__Work to do__
From the entries below, print exactly the span beginning with the line holding "Output the Python" and ending with the line holding "30.4, 31.4, 32.4, 33.4, 34.4, 35.4, 36.4, 37.4, 38.4, 39.4]", endpoints included, and skip any pictures.

__Information supplied__
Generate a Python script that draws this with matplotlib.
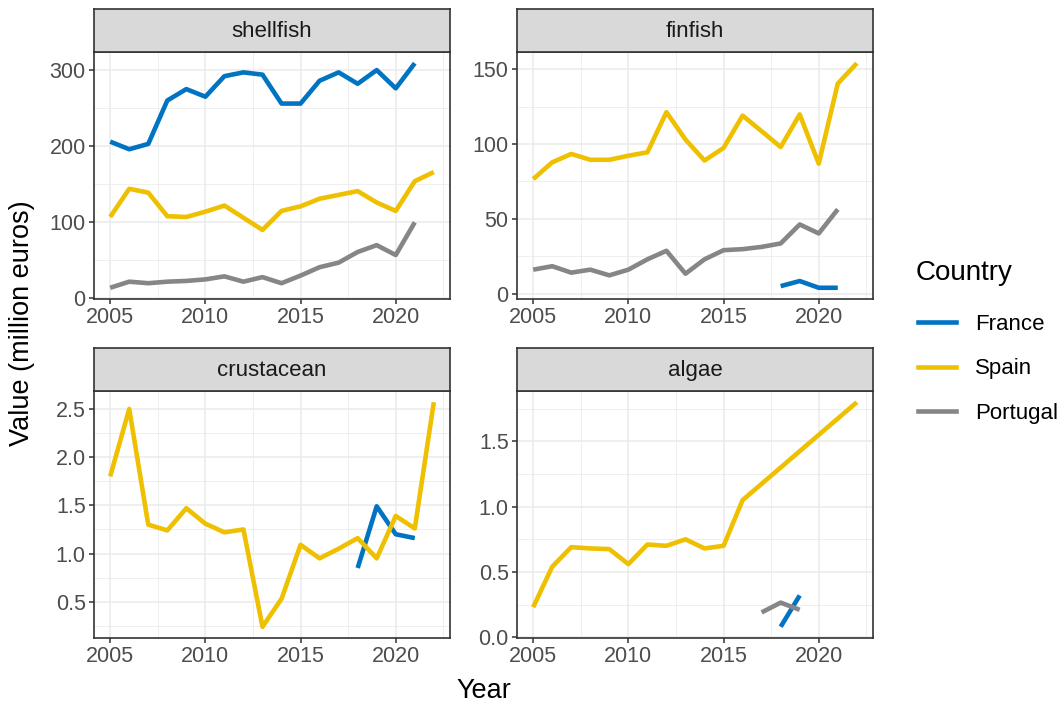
--
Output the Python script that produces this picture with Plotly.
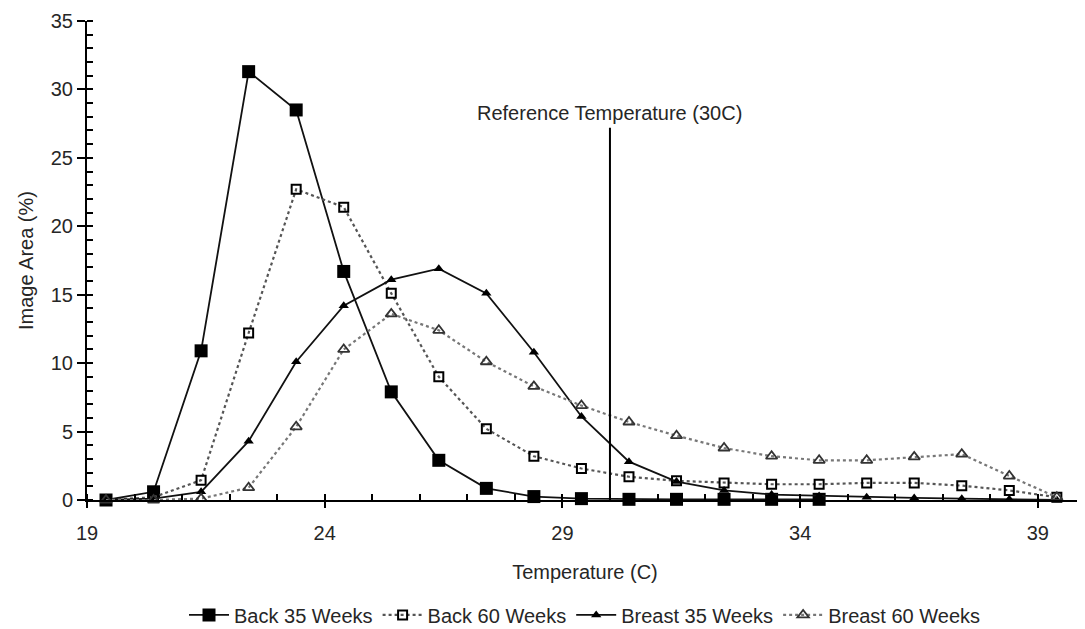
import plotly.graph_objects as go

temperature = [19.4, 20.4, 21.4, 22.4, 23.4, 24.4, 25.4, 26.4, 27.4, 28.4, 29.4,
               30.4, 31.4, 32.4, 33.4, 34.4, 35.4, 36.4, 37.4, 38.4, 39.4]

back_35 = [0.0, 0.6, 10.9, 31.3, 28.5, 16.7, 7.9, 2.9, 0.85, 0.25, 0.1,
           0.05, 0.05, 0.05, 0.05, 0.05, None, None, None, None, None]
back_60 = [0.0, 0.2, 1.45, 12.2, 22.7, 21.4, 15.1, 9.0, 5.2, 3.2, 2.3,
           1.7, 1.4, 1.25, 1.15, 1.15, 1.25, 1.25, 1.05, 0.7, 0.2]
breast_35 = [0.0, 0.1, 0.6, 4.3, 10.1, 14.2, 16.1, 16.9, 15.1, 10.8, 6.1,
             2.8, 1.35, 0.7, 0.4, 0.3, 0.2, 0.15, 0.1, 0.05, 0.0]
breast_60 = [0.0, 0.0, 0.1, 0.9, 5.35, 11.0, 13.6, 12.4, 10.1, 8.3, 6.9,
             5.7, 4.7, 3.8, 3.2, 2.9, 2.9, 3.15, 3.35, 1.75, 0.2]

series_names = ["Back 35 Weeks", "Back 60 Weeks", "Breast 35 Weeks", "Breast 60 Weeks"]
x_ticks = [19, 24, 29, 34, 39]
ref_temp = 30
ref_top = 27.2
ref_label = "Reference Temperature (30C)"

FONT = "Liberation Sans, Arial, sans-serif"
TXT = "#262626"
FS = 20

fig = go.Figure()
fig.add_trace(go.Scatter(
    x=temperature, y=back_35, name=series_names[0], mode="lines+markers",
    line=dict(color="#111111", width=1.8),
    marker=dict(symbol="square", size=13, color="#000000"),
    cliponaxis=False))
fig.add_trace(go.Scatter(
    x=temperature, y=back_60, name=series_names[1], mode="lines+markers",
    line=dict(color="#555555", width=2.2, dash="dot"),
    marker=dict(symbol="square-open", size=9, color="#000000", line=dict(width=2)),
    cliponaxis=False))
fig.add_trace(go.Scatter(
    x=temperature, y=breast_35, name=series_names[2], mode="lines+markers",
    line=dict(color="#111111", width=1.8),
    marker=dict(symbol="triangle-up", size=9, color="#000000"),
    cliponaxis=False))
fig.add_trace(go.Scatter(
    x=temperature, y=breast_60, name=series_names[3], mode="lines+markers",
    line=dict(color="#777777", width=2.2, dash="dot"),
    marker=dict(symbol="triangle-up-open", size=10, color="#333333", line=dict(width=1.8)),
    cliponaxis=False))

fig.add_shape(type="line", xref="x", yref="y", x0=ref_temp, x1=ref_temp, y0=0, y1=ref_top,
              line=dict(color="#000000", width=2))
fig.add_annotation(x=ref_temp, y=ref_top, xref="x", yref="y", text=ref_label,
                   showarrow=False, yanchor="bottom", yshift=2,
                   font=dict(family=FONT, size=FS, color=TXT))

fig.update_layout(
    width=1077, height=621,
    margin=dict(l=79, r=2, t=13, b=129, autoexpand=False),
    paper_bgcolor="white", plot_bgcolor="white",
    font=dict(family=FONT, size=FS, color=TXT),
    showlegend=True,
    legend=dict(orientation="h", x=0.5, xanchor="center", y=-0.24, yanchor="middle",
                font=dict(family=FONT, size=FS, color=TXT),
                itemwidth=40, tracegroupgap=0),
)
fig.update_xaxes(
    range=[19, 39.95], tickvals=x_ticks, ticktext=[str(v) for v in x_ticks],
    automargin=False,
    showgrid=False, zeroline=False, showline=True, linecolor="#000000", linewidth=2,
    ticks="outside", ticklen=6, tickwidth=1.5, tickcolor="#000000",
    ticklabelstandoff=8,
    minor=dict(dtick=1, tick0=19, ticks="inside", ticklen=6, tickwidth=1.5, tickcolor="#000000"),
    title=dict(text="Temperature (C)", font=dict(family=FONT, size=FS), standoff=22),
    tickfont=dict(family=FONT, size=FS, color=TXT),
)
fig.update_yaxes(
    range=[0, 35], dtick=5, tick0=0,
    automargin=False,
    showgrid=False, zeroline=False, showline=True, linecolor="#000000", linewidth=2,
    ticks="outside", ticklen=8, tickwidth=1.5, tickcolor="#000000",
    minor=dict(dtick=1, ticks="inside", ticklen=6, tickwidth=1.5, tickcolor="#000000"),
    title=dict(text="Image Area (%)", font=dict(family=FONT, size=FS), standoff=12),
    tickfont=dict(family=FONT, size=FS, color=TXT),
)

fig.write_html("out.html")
---
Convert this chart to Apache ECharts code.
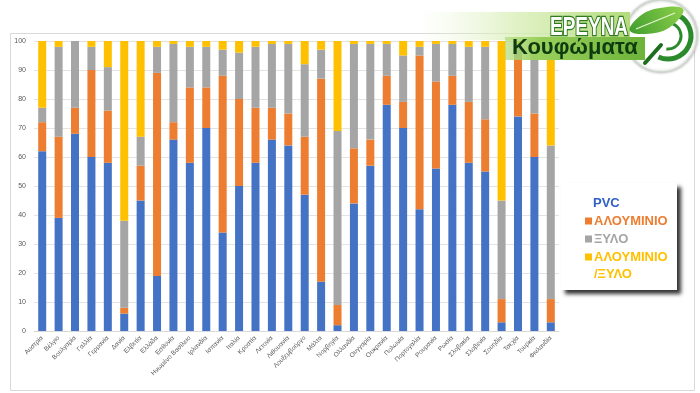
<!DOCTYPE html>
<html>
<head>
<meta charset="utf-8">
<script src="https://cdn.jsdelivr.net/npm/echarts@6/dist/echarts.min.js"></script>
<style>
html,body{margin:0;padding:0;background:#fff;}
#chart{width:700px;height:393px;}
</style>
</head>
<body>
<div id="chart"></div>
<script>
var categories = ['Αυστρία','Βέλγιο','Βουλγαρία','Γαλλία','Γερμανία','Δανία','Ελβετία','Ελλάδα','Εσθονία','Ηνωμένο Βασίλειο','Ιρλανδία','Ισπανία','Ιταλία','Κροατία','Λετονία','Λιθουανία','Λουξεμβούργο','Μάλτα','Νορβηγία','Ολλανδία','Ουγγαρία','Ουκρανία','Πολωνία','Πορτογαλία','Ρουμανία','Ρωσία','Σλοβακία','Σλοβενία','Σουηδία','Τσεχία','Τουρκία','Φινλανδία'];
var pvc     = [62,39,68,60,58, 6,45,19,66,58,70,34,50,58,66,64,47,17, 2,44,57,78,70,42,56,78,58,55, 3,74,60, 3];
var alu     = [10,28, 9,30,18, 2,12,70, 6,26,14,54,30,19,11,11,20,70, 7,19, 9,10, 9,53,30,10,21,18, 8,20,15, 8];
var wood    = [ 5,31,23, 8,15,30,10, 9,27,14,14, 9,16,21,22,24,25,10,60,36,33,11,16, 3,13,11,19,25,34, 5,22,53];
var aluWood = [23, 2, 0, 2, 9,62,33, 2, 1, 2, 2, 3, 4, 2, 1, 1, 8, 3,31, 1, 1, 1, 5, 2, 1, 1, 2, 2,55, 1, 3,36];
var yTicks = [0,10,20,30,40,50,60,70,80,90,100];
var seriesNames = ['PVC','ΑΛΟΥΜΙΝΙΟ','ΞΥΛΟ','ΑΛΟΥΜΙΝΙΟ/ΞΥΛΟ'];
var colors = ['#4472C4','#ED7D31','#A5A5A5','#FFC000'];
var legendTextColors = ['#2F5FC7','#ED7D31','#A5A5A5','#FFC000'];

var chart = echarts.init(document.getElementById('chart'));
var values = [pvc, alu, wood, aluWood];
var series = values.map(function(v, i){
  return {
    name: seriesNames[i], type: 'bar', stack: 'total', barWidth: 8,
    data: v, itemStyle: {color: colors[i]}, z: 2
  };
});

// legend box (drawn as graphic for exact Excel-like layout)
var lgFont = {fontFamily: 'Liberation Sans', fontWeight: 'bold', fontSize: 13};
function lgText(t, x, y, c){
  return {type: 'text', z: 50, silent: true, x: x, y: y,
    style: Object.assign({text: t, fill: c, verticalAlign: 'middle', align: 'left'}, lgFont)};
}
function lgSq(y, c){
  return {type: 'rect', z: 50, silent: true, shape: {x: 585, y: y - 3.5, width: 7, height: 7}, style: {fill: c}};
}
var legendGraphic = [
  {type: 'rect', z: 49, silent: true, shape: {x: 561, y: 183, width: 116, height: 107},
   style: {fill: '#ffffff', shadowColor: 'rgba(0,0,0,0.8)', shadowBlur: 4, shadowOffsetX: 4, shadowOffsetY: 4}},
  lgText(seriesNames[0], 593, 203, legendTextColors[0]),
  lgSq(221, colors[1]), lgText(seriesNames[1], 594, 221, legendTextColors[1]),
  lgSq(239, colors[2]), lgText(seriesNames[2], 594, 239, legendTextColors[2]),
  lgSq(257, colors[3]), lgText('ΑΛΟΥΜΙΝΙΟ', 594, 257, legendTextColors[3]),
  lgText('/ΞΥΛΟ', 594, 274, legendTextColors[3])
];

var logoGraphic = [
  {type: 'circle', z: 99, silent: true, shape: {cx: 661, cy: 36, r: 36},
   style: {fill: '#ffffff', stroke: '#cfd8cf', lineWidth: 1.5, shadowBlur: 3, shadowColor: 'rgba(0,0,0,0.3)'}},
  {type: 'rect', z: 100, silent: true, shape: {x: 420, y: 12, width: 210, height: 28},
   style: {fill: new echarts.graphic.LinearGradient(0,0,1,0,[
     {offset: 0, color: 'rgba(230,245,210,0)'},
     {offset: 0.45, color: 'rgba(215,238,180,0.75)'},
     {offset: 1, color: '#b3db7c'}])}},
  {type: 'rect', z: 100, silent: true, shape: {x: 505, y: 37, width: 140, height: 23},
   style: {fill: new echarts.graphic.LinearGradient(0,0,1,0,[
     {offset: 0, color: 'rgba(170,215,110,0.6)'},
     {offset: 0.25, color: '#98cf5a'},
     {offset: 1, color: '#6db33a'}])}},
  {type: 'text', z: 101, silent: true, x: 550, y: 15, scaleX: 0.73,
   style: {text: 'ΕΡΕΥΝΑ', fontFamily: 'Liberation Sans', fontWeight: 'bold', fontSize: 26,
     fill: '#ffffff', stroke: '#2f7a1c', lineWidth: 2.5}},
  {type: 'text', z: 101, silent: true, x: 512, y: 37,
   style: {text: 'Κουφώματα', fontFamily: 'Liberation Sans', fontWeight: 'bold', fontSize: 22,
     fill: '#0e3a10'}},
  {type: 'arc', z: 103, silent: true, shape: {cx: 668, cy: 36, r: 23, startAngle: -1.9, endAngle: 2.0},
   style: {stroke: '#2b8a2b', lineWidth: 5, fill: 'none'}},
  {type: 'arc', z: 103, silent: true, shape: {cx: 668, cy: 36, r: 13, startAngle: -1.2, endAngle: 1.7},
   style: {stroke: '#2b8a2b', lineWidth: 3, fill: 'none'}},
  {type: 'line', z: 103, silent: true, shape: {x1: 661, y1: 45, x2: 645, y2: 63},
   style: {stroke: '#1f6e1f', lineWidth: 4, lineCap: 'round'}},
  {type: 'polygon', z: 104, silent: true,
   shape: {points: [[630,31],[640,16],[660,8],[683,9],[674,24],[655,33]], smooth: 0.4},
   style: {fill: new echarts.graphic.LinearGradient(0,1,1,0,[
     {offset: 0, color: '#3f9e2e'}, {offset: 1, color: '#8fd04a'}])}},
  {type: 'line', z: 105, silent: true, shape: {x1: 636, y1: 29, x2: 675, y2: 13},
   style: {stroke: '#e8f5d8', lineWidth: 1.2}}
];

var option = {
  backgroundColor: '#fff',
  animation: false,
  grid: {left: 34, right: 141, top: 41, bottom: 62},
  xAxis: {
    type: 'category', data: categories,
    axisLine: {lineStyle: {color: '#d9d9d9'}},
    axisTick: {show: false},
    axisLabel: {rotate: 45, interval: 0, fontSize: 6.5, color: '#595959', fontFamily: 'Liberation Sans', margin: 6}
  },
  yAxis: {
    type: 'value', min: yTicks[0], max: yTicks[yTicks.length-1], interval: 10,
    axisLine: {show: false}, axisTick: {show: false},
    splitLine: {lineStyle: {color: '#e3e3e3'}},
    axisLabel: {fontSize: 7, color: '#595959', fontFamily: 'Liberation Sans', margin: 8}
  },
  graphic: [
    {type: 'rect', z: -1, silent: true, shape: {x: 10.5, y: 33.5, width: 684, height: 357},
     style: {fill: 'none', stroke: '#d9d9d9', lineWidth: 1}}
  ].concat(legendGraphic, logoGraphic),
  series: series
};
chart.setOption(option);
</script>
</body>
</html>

__Complete response__
Output the Python script that produces this picture with Plotly.
import plotly.graph_objects as go

temperature = [19.4, 20.4, 21.4, 22.4, 23.4, 24.4, 25.4, 26.4, 27.4, 28.4, 29.4,
               30.4, 31.4, 32.4, 33.4, 34.4, 35.4, 36.4, 37.4, 38.4, 39.4]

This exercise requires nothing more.